**To be done:** Give the data again exactly as written, skipping any pictures.

----

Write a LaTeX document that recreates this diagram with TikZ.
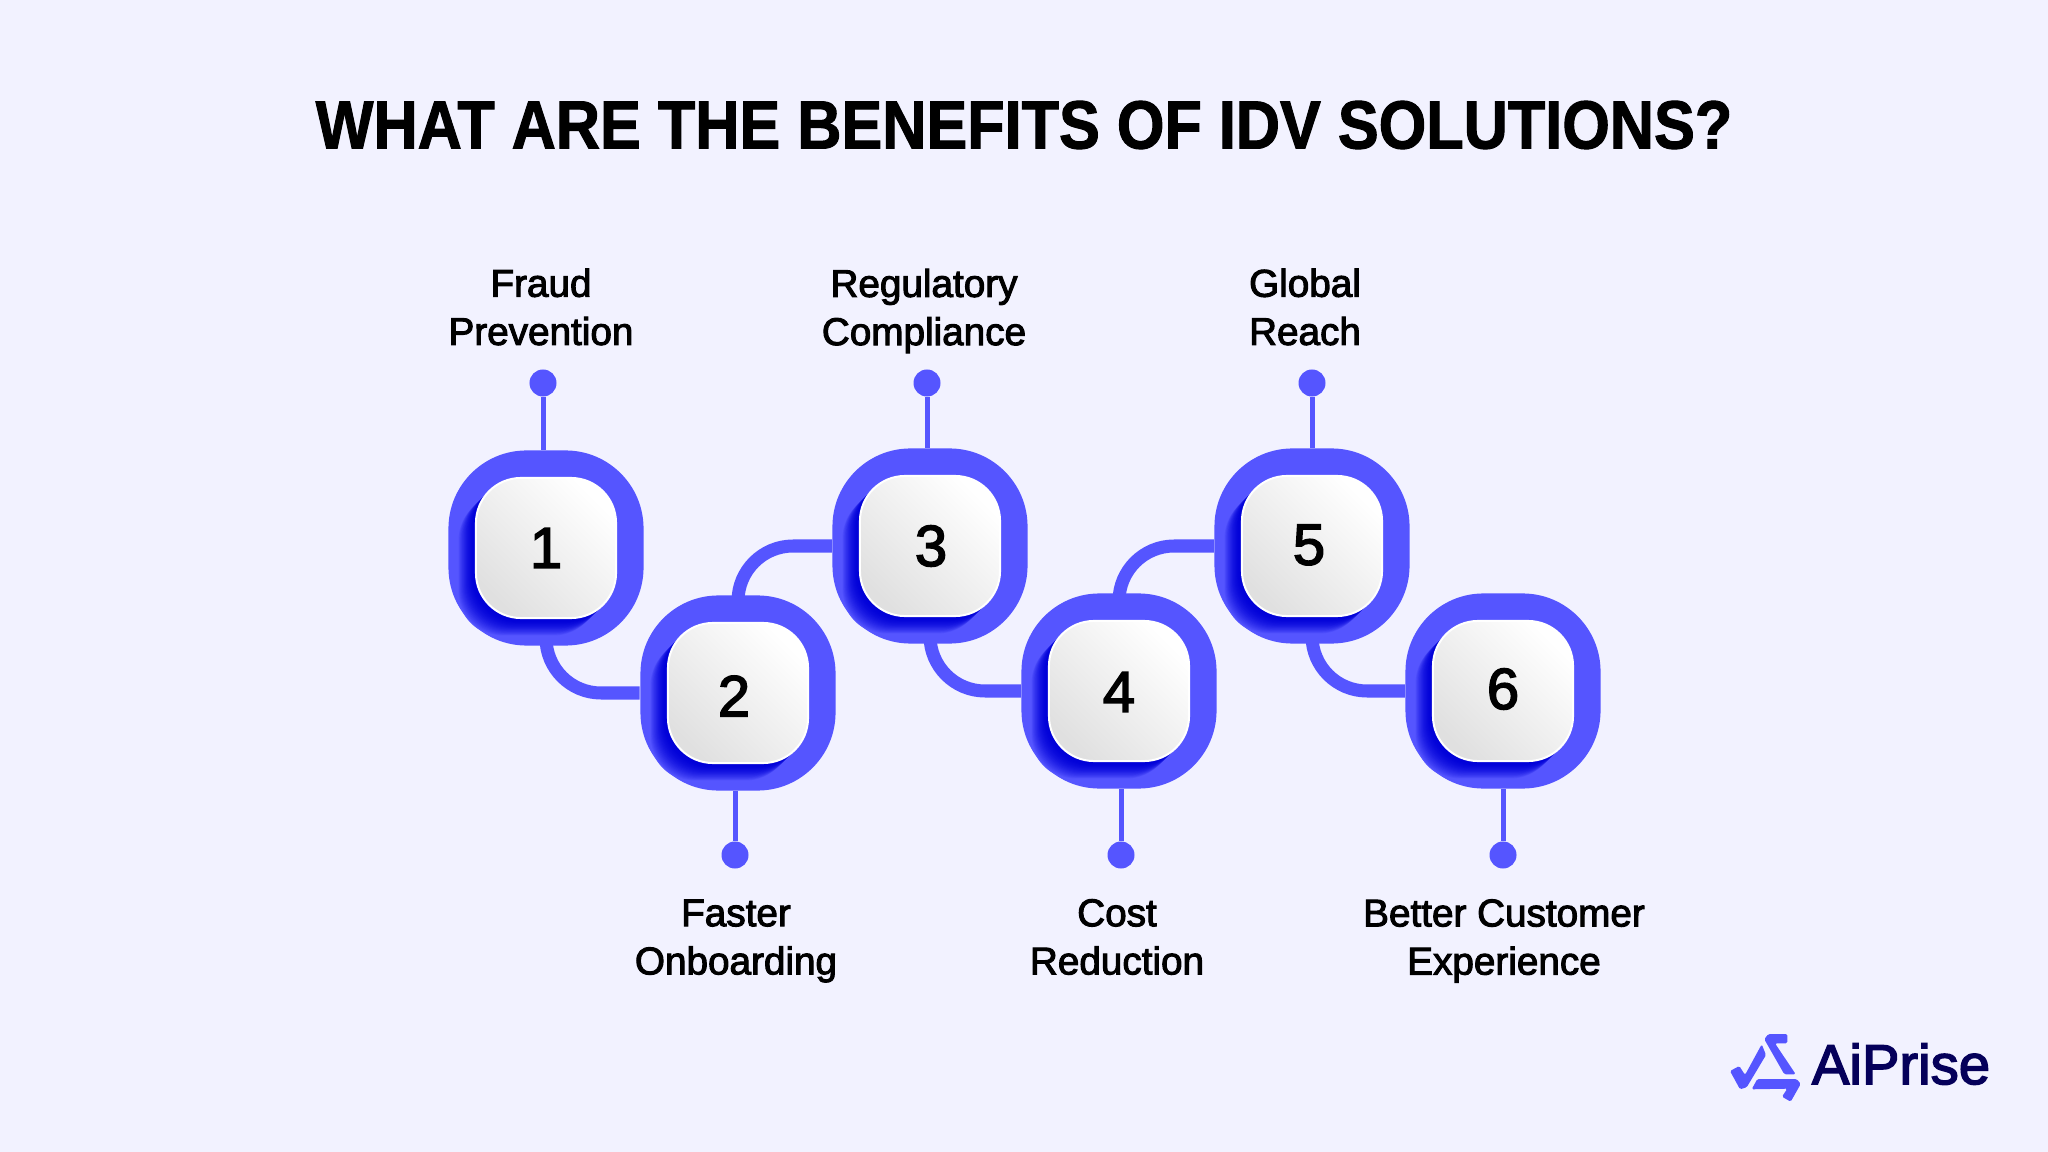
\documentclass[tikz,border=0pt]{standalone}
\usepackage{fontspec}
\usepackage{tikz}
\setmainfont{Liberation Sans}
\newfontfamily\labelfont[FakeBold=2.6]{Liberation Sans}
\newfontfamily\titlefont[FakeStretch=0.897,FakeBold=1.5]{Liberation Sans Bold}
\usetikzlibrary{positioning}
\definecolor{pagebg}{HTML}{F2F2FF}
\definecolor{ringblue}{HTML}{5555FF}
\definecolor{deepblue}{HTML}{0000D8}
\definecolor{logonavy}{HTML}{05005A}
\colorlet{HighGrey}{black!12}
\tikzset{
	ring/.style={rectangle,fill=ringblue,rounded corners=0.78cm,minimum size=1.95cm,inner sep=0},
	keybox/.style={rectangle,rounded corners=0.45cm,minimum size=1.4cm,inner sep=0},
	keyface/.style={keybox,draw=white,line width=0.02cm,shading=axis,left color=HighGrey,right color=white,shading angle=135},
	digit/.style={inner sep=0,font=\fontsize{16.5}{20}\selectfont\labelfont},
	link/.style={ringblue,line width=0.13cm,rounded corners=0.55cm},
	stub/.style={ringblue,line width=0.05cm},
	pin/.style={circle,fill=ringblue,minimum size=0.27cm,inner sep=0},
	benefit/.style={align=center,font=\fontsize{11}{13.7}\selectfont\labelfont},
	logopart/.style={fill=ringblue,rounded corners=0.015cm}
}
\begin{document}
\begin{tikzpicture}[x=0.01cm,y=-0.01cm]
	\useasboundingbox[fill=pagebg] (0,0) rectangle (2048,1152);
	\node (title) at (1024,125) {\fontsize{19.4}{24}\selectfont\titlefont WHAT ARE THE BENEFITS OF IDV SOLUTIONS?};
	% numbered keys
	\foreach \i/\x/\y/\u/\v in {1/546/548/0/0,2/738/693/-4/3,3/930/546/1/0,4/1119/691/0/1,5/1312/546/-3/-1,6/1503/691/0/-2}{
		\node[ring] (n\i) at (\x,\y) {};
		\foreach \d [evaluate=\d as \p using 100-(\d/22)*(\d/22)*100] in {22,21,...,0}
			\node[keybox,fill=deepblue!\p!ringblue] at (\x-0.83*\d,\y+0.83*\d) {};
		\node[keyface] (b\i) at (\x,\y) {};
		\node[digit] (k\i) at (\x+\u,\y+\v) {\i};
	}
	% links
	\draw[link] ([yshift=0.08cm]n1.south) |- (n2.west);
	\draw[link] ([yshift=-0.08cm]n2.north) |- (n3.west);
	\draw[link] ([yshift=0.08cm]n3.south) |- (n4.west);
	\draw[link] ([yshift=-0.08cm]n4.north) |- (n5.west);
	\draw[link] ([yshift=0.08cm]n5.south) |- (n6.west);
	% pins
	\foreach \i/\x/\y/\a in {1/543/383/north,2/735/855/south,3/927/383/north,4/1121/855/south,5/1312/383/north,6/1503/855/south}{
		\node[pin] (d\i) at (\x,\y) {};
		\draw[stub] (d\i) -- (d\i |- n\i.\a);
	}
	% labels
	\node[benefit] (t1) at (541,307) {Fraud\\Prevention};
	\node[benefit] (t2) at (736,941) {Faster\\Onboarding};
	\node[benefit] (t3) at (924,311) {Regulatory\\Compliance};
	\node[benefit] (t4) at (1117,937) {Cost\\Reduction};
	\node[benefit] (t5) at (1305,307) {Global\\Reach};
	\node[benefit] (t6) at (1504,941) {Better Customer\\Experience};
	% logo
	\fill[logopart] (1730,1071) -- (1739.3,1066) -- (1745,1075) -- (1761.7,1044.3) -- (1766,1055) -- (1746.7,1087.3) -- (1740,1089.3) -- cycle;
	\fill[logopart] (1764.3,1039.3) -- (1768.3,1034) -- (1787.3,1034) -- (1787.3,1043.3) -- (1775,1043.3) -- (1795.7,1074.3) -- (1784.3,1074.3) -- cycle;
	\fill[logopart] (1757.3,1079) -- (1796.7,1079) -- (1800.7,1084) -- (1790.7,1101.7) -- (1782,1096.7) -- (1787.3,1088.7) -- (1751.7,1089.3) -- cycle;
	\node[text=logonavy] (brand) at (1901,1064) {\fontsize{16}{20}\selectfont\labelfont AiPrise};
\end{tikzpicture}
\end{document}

----

**Problem solution:**
Write a LaTeX document that recreates this diagram with TikZ.
\documentclass[tikz,border=0pt]{standalone}
\usepackage{fontspec}
\usepackage{tikz}
\setmainfont{Liberation Sans}
\newfontfamily\labelfont[FakeBold=2.6]{Liberation Sans}
\newfontfamily\titlefont[FakeStretch=0.897,FakeBold=1.5]{Liberation Sans Bold}
\usetikzlibrary{positioning}
\definecolor{pagebg}{HTML}{F2F2FF}
\definecolor{ringblue}{HTML}{5555FF}
\definecolor{deepblue}{HTML}{0000D8}
\definecolor{logonavy}{HTML}{05005A}
\colorlet{HighGrey}{black!12}
\tikzset{
	ring/.style={rectangle,fill=ringblue,rounded corners=0.78cm,minimum size=1.95cm,inner sep=0},
	keybox/.style={rectangle,rounded corners=0.45cm,minimum size=1.4cm,inner sep=0},
	keyface/.style={keybox,draw=white,line width=0.02cm,shading=axis,left color=HighGrey,right color=white,shading angle=135},
	digit/.style={inner sep=0,font=\fontsize{16.5}{20}\selectfont\labelfont},
	link/.style={ringblue,line width=0.13cm,rounded corners=0.55cm},
	stub/.style={ringblue,line width=0.05cm},
	pin/.style={circle,fill=ringblue,minimum size=0.27cm,inner sep=0},
	benefit/.style={align=center,font=\fontsize{11}{13.7}\selectfont\labelfont},
	logopart/.style={fill=ringblue,rounded corners=0.015cm}
}
\begin{document}
\begin{tikzpicture}[x=0.01cm,y=-0.01cm]
	\useasboundingbox[fill=pagebg] (0,0) rectangle (2048,1152);
	\node (title) at (1024,125) {\fontsize{19.4}{24}\selectfont\titlefont WHAT ARE THE BENEFITS OF IDV SOLUTIONS?};
	% numbered keys
	\foreach \i/\x/\y/\u/\v in {1/546/548/0/0,2/738/693/-4/3,3/930/546/1/0,4/1119/691/0/1,5/1312/546/-3/-1,6/1503/691/0/-2}{
		\node[ring] (n\i) at (\x,\y) {};
		\foreach \d [evaluate=\d as \p using 100-(\d/22)*(\d/22)*100] in {22,21,...,0}
			\node[keybox,fill=deepblue!\p!ringblue] at (\x-0.83*\d,\y+0.83*\d) {};
		\node[keyface] (b\i) at (\x,\y) {};
		\node[digit] (k\i) at (\x+\u,\y+\v) {\i};
	}
	% links
	\draw[link] ([yshift=0.08cm]n1.south) |- (n2.west);
	\draw[link] ([yshift=-0.08cm]n2.north) |- (n3.west);
	\draw[link] ([yshift=0.08cm]n3.south) |- (n4.west);
	\draw[link] ([yshift=-0.08cm]n4.north) |- (n5.west);
	\draw[link] ([yshift=0.08cm]n5.south) |- (n6.west);
	% pins
	\foreach \i/\x/\y/\a in {1/543/383/north,2/735/855/south,3/927/383/north,4/1121/855/south,5/1312/383/north,6/1503/855/south}{
		\node[pin] (d\i) at (\x,\y) {};
		\draw[stub] (d\i) -- (d\i |- n\i.\a);
	}
	% labels
	\node[benefit] (t1) at (541,307) {Fraud\\Prevention};
	\node[benefit] (t2) at (736,941) {Faster\\Onboarding};
	\node[benefit] (t3) at (924,311) {Regulatory\\Compliance};
	\node[benefit] (t4) at (1117,937) {Cost\\Reduction};
	\node[benefit] (t5) at (1305,307) {Global\\Reach};
	\node[benefit] (t6) at (1504,941) {Better Customer\\Experience};
	% logo
	\fill[logopart] (1730,1071) -- (1739.3,1066) -- (1745,1075) -- (1761.7,1044.3) -- (1766,1055) -- (1746.7,1087.3) -- (1740,1089.3) -- cycle;
	\fill[logopart] (1764.3,1039.3) -- (1768.3,1034) -- (1787.3,1034) -- (1787.3,1043.3) -- (1775,1043.3) -- (1795.7,1074.3) -- (1784.3,1074.3) -- cycle;
	\fill[logopart] (1757.3,1079) -- (1796.7,1079) -- (1800.7,1084) -- (1790.7,1101.7) -- (1782,1096.7) -- (1787.3,1088.7) -- (1751.7,1089.3) -- cycle;
	\node[text=logonavy] (brand) at (1901,1064) {\fontsize{16}{20}\selectfont\labelfont AiPrise};
\end{tikzpicture}
\end{document}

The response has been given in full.